Beyond our three-hour tour through the demonstration forest, lay the twin freaks of Cypress Mountain and Mount Fromme, towering across the Burrard Inlet north of Vancouver. If mountain bike imagery on YouTube, biking DVDs or the covers of magazines has left you gobsmacked, chances are it was shot in the famed North Shore.

The region’s proximity to the big, year-round access, and a vocal scene that dates back to the early 1980s, means an entrenched culture of technical one-upmanship, but also incredible stewardship by athletes of their playground.

“We’ve long known that biking in ecologically sensitive areas can destroy habitat,” says Butler, after we clear a skinny plank bridge. “Bikers are environmental stewards. They don’t want to expedite the problem.”

He speaks about the early days when crafty bikers built over recovering second-growth forests, only to discover conservation gave them carte blanche to add to the terrain—effectively tricking out Mother Nature with skinnies, ladders, teeter-totters and bridges.

“We use the cedar from the fallen forest here to preserve it,” adds Butler. “The cedar wood contains oils resistant to rot, so the work will stand the test of time.”

Of course, this was quickly discouraged back in the day (a.k.a. the mid 1990s) by lawsuit-fearing politicos and freaked-out hikers who objected to sharing their trails with goateed mud monsters on 40-pound metal steeds.

But the mountain bikers won most naysayers over with engineering—most of their woodwork is multiuse—and kindness (Butler greets every hiker we pass with a cheery hello).

As a result, the North Shore has gone legit with more than 100,000 visits annually.

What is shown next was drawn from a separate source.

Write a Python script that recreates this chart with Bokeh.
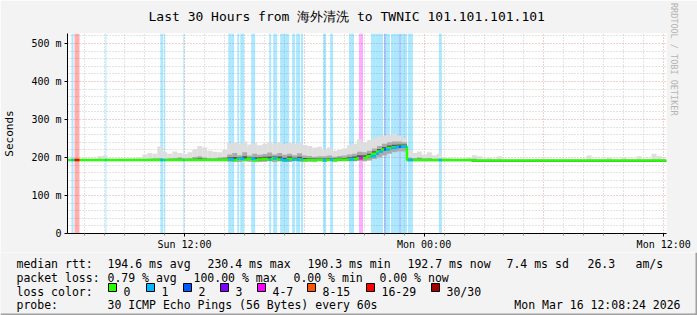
import pandas as pd
from bokeh.plotting import figure
from bokeh.layouts import column
from bokeh.models import (Range1d, FixedTicker, DatetimeTickFormatter, Title,
                          ColumnDataSource)
from bokeh.core.properties import value
from bokeh.embed import file_html
from bokeh.resources import INLINE

# ---------------- data ----------------
TITLE = "Last 30 Hours from 海外清洗 to TWNIC 101.101.101.101"
WINDOW_START = "2026-03-15 06:08:24"
WINDOW_END = "2026-03-16 12:08:24"
SLOT_MINUTES = 15
Y_MAX_MS = 526.3

# median rtt per 15-minute slot (ms)
median_ms = ([193.5] * 32 +
             [195, 193, 197, 194, 197, 193, 195, 196, 194, 198, 195, 193, 196, 194, 195, 193, 194, 193, 194] +
             [193, 194, 193, 195, 194] +
             [195, 196, 198, 199, 203, 210, 216, 221, 225, 227, 228, 229] +
             [193.5] * 13 +
             [192] * 39)

# smoke: lowest ping, upper dense ping, highest ping per slot (ms)
smoke_lo = ([191] * 32 +
            [189, 190, 188, 190, 189, 190, 188, 189, 190, 188, 190, 189, 188, 190, 189, 190, 189, 190, 190] +
            [190] * 5 +
            [190, 190, 191, 190, 192, 196, 200, 205, 210, 214, 216, 216] +
            [190] * 13 +
            [189] * 39)
smoke_mid = ([194] * 13 +
             [195, 195, 196, 197, 198, 199, 197, 198, 199, 200, 198, 199, 201, 203, 200, 199, 199, 200, 201] +
             [208, 212, 206, 214, 205, 210, 207, 209, 213, 208, 212, 207, 210, 206, 211, 205, 204, 202, 203] +
             [203, 205, 202, 204, 205] +
             [208, 210, 215, 214, 218, 224, 230, 236, 240, 242, 242, 240] +
             [200, 199, 200, 198, 199, 196, 197, 195, 195, 194, 194, 194, 195] +
             [197] + [194] * 38)
smoke_hi = ([195, 195, 195, 195, 196, 197, 204, 205, 196, 196, 197, 197, 198, 199, 200, 208,
             212, 210, 229, 214, 210, 216, 212, 209, 214, 222, 230, 226, 218, 215, 214, 220] +
            [238, 240, 236, 242, 234, 238, 232, 236, 240, 237, 241, 235, 238, 236, 240, 233, 230, 226, 228] +
            [222, 226, 218, 220, 224] +
            [232, 236, 248, 240, 246, 252, 255, 258, 260, 262, 258, 252] +
            [220, 212, 216, 208, 214, 206, 210, 200, 198, 196, 195, 195, 200] +
            [206, 203, 197, 199, 196, 203] + [195] * 17 + [205] + [195] * 3 + [200] + [195] * 2 +
            [201] + [195] * 2 + [203] + [195] * 2 + [210, 204, 196])

# loss events: start (hours after window start), duration (minutes), pings lost of 30
loss_start_h = [0.20, 0.35, 1.90, 4.65, 4.85, 5.80, 8.05, 8.20, 8.50, 8.65, 9.20, 10.10,
                10.30, 10.40, 10.65, 10.80, 10.90, 11.25, 11.45, 11.70, 12.80, 13.15,
                14.10, 14.60, 15.20, 15.45, 15.60, 15.85, 15.95, 16.20, 16.45, 16.60,
                16.70, 17.05, 18.60]
loss_minutes = [6, 15, 3, 9, 3, 3, 9, 9, 6, 12, 12, 6,
                6, 6, 9, 6, 12, 9, 12, 6, 9, 9,
                15, 12, 15, 9, 12, 6, 12, 15, 9, 6,
                18, 15, 9]
loss_count = [1, 20, 1, 1, 1, 1, 1, 1, 1, 1, 1, 1,
              1, 1, 1, 1, 1, 1, 1, 1, 1, 1,
              1, 5, 1, 1, 1, 2, 1, 1, 1, 2,
              1, 1, 1]

loss_labels = ["0", "1", "2", "3", "4-7", "8-15", "16-29", "30/30"]
loss_colors = ["#26ff00", "#00b8ff", "#0059ff", "#7e00ff", "#ff00ff", "#ff5500", "#ff0000", "#a10000"]

y_tick_values = [0, 100, 200, 300, 400, 500]
y_tick_labels = ["0", "100 m", "200 m", "300 m", "400 m", "500 m"]
x_tick_times = ["2026-03-15 12:00", "2026-03-16 00:00", "2026-03-16 12:00"]

stats_rtt = ["median rtt:", "194.6 ms avg", "230.4 ms max", "190.3 ms min",
             "192.7 ms now", "7.4 ms sd", "26.3", "am/s"]
stats_loss = ["packet loss:", "0.79 % avg", "100.00 % max", "0.00 % min", "0.00 % now"]
probe_text = ["probe:", "30 ICMP Echo Pings (56 Bytes) every 60s"]
stamp_text = "Mon Mar 16 12:08:24 2026"
watermark = "RRDTOOL / TOBI OETIKER"

# ---------------- layout constants ----------------
FONT = "DejaVu Sans Mono"
x_rtt = [16, 107, 207, 307, 407, 506, 587, 635]
x_loss = [16, 107, 193, 293, 379]
x_probe = [16, 107]
x_legend_box = [108, 146, 183, 220, 257, 307, 366, 431]
row_y = [11, 25, 39, 52.5]        # baselines inside the legend strip
BG = "#f3f3f3"


def ms(ts):
    return pd.Timestamp(ts).value / 1e6


def cat(n):
    if n <= 3:
        return n
    if n <= 7:
        return 4
    if n <= 15:
        return 5
    if n <= 29:
        return 6
    return 7


t0 = pd.Timestamp(WINDOW_START)
t1 = pd.Timestamp(WINDOW_END)
n = len(median_ms)
slot_l = [ms(t0 + pd.Timedelta(minutes=SLOT_MINUTES * i)) for i in range(n)]
slot_r = [ms(t0 + pd.Timedelta(minutes=SLOT_MINUTES * (i + 1))) for i in range(n)]

p = figure(width=697, height=252, x_axis_type="datetime",
           x_range=Range1d(ms(t0), ms(t1)), y_range=Range1d(0, Y_MAX_MS),
           output_backend="svg", toolbar_location=None,
           min_border_left=66, min_border_right=31, min_border_top=33, min_border_bottom=19,
           background_fill_color="white", border_fill_color=BG,
           outline_line_color=None)

# title & watermark
p.title.text = TITLE
p.title.text_font = FONT
p.title.text_font_size = "13px"
p.title.text_font_style = "normal"
p.title.text_color = "#000000"
p.title.align = "left"
p.title.vertical_align = "top"
p.title.offset = 81
p.title.standoff = 15
p.add_layout(Title(text="|", text_font=FONT, text_font_size="10px", text_alpha=0,
                   standoff=0), "right")
p.add_layout(Title(text=watermark, text_font=FONT, text_font_size="8.5px",
                   text_font_style="normal", text_color="#b4b4b4", align="right",
                   vertical_align="top", standoff=0, offset=118), "right")

# grid
six_hourly = [ms(t) for t in pd.date_range("2026-03-15 12:00", "2026-03-16 12:00", freq="6h")]
hourly = [ms(t) for t in pd.date_range("2026-03-15 07:00", "2026-03-16 12:00", freq="1h")
          if ms(t) not in six_hourly]
p.xgrid.ticker = FixedTicker(ticks=six_hourly, minor_ticks=hourly)
p.ygrid.ticker = FixedTicker(ticks=y_tick_values,
                             minor_ticks=[v for v in range(20, 521, 20) if v % 100])
for g in (p.xgrid, p.ygrid):
    g.grid_line_color = "#e6a0a0"
    g.grid_line_dash = "1 2"
    g.grid_line_width = 1
    g.minor_grid_line_color = "#c8c8c8"
    g.minor_grid_line_dash = "1 2"
    g.minor_grid_line_width = 1

# axes
p.xaxis.ticker = FixedTicker(ticks=[ms(t) for t in x_tick_times], minor_ticks=hourly)
fmt = "%a %H:%M"
p.xaxis.formatter = DatetimeTickFormatter(microseconds=fmt, milliseconds=fmt, seconds=fmt,
                                          minsec=fmt, minutes=fmt, hourmin=fmt, hours=fmt,
                                          days=fmt, months=fmt, years=fmt)
p.yaxis.ticker = FixedTicker(ticks=y_tick_values)
p.yaxis.major_label_overrides = {v: s for v, s in zip(y_tick_values, y_tick_labels)}
p.yaxis.axis_label = "Seconds"
p.yaxis.axis_label_standoff = 12
p.yaxis.axis_label_text_font = FONT
p.yaxis.axis_label_text_font_size = "11px"
p.yaxis.axis_label_text_font_style = "normal"
p.yaxis.axis_label_text_color = "#000000"
for ax in (p.xaxis, p.yaxis):
    ax.axis_line_color = "#000000"
    ax.axis_line_width = 1
    ax.major_tick_in = 0
    ax.major_tick_out = 3
    ax.major_tick_line_color = "#000000"
    ax.minor_tick_in = 0
    ax.minor_tick_out = 2
    ax.minor_tick_line_color = "#909090"
    ax.major_label_text_font = FONT
    ax.major_label_text_font_size = "10px"
    ax.major_label_text_color = "#000000"
    ax.major_label_standoff = 3
p.yaxis.minor_tick_out = 0
p.xaxis.major_label_standoff = 2

# loss bands
band_src = ColumnDataSource(dict(
    left=[ms(t0 + pd.Timedelta(hours=h)) for h in loss_start_h],
    right=[ms(t0 + pd.Timedelta(hours=h) + pd.Timedelta(minutes=m)) for h, m in zip(loss_start_h, loss_minutes)],
    color=[loss_colors[cat(c)] for c in loss_count],
    mid=[median_ms[min(n - 1, int(h * 60 // SLOT_MINUTES))] for h in loss_start_h],
))
p.quad(left="left", right="right", bottom=0, top=Y_MAX_MS, source=band_src,
       fill_color="color", fill_alpha=0.32, line_color=None)

# smoke
dark_top = [m + (md - m) * 0.45 for m, md in zip(median_ms, smoke_mid)]
dark_bot = [max(lo, m - 3) for lo, m in zip(smoke_lo, median_ms)]
smoke = ColumnDataSource(dict(left=slot_l, right=slot_r, lo=smoke_lo, mid=smoke_mid, hi=smoke_hi,
                              dtop=dark_top, dbot=dark_bot))
p.quad(left="left", right="right", bottom="lo", top="hi", source=smoke,
       fill_color="#dedede", line_color=None)
p.quad(left="left", right="right", bottom="lo", top="mid", source=smoke,
       fill_color="#ababab", line_color=None)
p.quad(left="left", right="right", bottom="dbot", top="dtop", source=smoke,
       fill_color="#555555", line_color=None)

# median line (loss 0 colour), then loss-coloured pieces
p.step(x=slot_l + [ms(t1)], y=median_ms + [median_ms[-1]], mode="after",
       line_color=loss_colors[0], line_width=2.5)
p.segment(x0="left", x1="right", y0="mid", y1="mid", source=band_src,
          line_color="color", line_width=2.5)

# ---------------- legend strip ----------------
q = figure(width=697, height=63, x_range=Range1d(0, 697), y_range=Range1d(63, 0),
           output_backend="svg", toolbar_location=None, min_border=0,
           x_axis_location=None, y_axis_location=None,
           background_fill_color=BG, border_fill_color=BG, outline_line_color=None)
q.grid.visible = False
for fig in (p, q):
    try:
        fig.frame_align = False
    except Exception:
        pass

texts, xs, ys, aligns = [], [], [], []
for t, x in zip(stats_rtt, x_rtt):
    texts.append(t); xs.append(x); ys.append(row_y[0]); aligns.append("left")
for t, x in zip(stats_loss, x_loss):
    texts.append(t); xs.append(x); ys.append(row_y[1]); aligns.append("left")
texts.append("loss color:"); xs.append(16); ys.append(row_y[2]); aligns.append("left")
for t, bx in zip(loss_labels, x_legend_box):
    texts.append(t); xs.append(bx + 15); ys.append(row_y[2]); aligns.append("left")
for t, x in zip(probe_text, x_probe):
    texts.append(t); xs.append(x); ys.append(row_y[3]); aligns.append("left")
texts.append(stamp_text); xs.append(680); ys.append(row_y[3]); aligns.append("right")

q.text(x="x", y="y", text="text", text_align="align",
       source=ColumnDataSource(dict(x=xs, y=ys, text=texts, align=aligns)),
       text_font=value(FONT), text_font_size="11.5px", text_baseline="alphabetic",
       text_color="#000000")
q.quad(left=[bx for bx in x_legend_box], right=[bx + 8 for bx in x_legend_box],
       top=[row_y[2] - 8] * len(x_legend_box), bottom=[row_y[2]] * len(x_legend_box),
       fill_color=loss_colors, line_color="#000000", line_width=1)
# bottom and right edges of the image
q.quad(left=[0, 695], right=[697, 697], top=[61, 0], bottom=[63, 63],
       fill_color="#a0a0a0", line_color=None)

open("out.html", "w").write(file_html(column(p, q, spacing=0), INLINE))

Sherbinin is an instructor at Capilano University’s pioneering mountain bike certification programs.

The lore of the North Shore has inspired plank-assisted mountain bike terrain parks from Cleveland to Colombia.

After an afternoon of confidence-building descents and potential face plants averted by advanced two-wheeled technology, I inquire about the price of my very own North Shore-worthy machine. Butler fields the question without hesitation.

“You can have the one you’re riding at the end of the season for a portion of the $5,000 it costs new,” he says, with his light blonde scruff turning upwards into a smile. “But you’ll have to put your name on a waiting list. It’s a common request at the end of a day out here.”